What is expected |
Would it be possible to write out each entry below exactly, without the pictures?

——————————

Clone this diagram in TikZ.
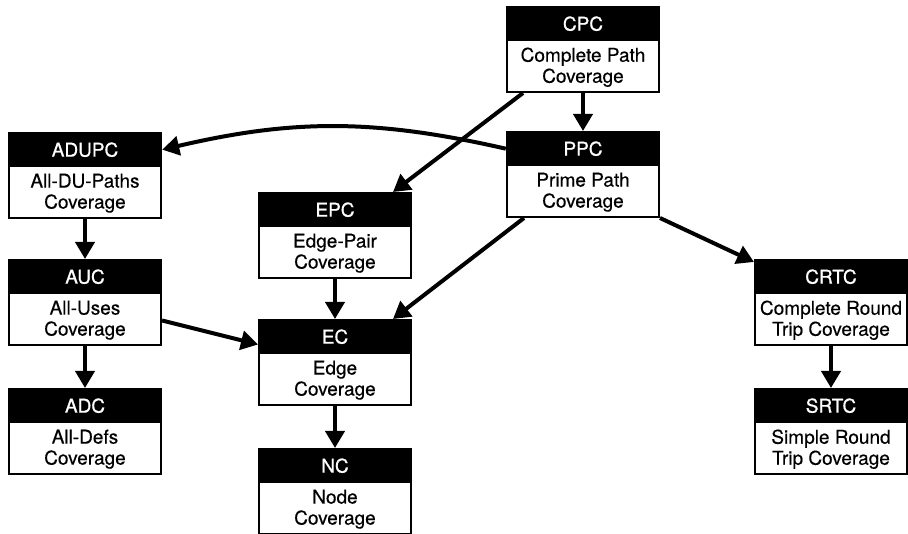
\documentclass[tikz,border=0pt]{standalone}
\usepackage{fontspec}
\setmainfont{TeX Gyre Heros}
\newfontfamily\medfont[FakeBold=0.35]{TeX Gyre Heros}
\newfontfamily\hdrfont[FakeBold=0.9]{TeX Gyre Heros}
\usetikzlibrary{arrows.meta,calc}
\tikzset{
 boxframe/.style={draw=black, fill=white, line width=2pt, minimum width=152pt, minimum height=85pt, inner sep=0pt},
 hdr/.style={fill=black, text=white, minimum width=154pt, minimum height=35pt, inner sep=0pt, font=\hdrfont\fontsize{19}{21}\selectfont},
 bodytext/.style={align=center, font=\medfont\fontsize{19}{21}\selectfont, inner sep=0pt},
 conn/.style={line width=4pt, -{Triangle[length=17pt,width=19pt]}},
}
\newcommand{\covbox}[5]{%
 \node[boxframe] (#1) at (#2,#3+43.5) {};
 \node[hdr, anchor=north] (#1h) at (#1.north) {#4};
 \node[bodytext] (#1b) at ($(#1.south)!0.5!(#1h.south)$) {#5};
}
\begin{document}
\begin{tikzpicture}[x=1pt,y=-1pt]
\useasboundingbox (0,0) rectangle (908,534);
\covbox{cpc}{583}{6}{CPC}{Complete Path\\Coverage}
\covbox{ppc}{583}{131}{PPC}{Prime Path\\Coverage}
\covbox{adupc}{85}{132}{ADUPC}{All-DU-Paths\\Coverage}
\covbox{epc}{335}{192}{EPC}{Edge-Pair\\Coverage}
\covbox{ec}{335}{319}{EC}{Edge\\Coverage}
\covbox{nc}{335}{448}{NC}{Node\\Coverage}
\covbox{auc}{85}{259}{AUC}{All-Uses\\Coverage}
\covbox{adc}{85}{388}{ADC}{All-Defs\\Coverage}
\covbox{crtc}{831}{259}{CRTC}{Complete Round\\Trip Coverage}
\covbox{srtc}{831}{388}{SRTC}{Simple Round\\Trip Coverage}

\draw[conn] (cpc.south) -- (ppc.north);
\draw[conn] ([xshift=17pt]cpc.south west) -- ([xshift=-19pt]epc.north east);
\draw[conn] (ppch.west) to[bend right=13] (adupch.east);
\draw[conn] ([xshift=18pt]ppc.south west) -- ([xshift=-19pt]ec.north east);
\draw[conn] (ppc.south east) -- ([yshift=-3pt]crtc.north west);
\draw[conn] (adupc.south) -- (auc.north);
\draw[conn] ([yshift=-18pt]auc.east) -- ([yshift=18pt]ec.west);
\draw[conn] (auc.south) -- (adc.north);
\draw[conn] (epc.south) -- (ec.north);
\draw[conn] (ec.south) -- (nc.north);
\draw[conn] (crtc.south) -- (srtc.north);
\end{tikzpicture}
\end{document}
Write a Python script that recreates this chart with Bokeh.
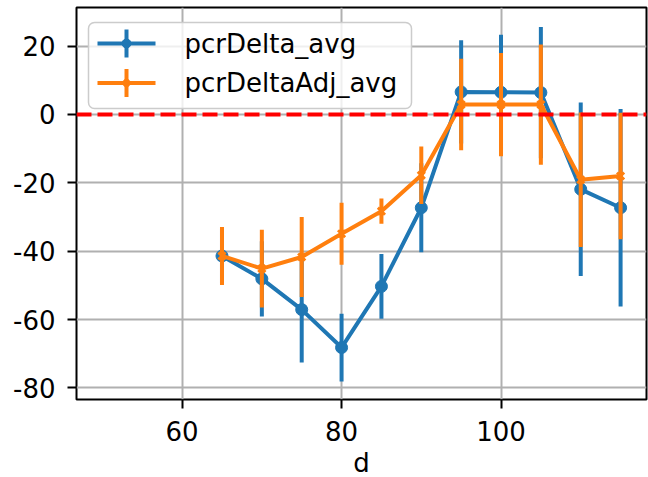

——————————

Completed task |
Clone this diagram in TikZ.
\documentclass[tikz,border=0pt]{standalone}
\usepackage{fontspec}
\setmainfont{TeX Gyre Heros}
\newfontfamily\medfont[FakeBold=0.35]{TeX Gyre Heros}
\newfontfamily\hdrfont[FakeBold=0.9]{TeX Gyre Heros}
\usetikzlibrary{arrows.meta,calc}
\tikzset{
 boxframe/.style={draw=black, fill=white, line width=2pt, minimum width=152pt, minimum height=85pt, inner sep=0pt},
 hdr/.style={fill=black, text=white, minimum width=154pt, minimum height=35pt, inner sep=0pt, font=\hdrfont\fontsize{19}{21}\selectfont},
 bodytext/.style={align=center, font=\medfont\fontsize{19}{21}\selectfont, inner sep=0pt},
 conn/.style={line width=4pt, -{Triangle[length=17pt,width=19pt]}},
}
\newcommand{\covbox}[5]{%
 \node[boxframe] (#1) at (#2,#3+43.5) {};
 \node[hdr, anchor=north] (#1h) at (#1.north) {#4};
 \node[bodytext] (#1b) at ($(#1.south)!0.5!(#1h.south)$) {#5};
}
\begin{document}
\begin{tikzpicture}[x=1pt,y=-1pt]
\useasboundingbox (0,0) rectangle (908,534);
\covbox{cpc}{583}{6}{CPC}{Complete Path\\Coverage}
\covbox{ppc}{583}{131}{PPC}{Prime Path\\Coverage}
\covbox{adupc}{85}{132}{ADUPC}{All-DU-Paths\\Coverage}
\covbox{epc}{335}{192}{EPC}{Edge-Pair\\Coverage}
\covbox{ec}{335}{319}{EC}{Edge\\Coverage}
\covbox{nc}{335}{448}{NC}{Node\\Coverage}
\covbox{auc}{85}{259}{AUC}{All-Uses\\Coverage}
\covbox{adc}{85}{388}{ADC}{All-Defs\\Coverage}
\covbox{crtc}{831}{259}{CRTC}{Complete Round\\Trip Coverage}
\covbox{srtc}{831}{388}{SRTC}{Simple Round\\Trip Coverage}

\draw[conn] (cpc.south) -- (ppc.north);
\draw[conn] ([xshift=17pt]cpc.south west) -- ([xshift=-19pt]epc.north east);
\draw[conn] (ppch.west) to[bend right=13] (adupch.east);
\draw[conn] ([xshift=18pt]ppc.south west) -- ([xshift=-19pt]ec.north east);
\draw[conn] (ppc.south east) -- ([yshift=-3pt]crtc.north west);
\draw[conn] (adupc.south) -- (auc.north);
\draw[conn] ([yshift=-18pt]auc.east) -- ([yshift=18pt]ec.west);
\draw[conn] (auc.south) -- (adc.north);
\draw[conn] (epc.south) -- (ec.north);
\draw[conn] (ec.south) -- (nc.north);
\draw[conn] (crtc.south) -- (srtc.north);
\end{tikzpicture}
\end{document}
Write a Python script that recreates this chart with Bokeh.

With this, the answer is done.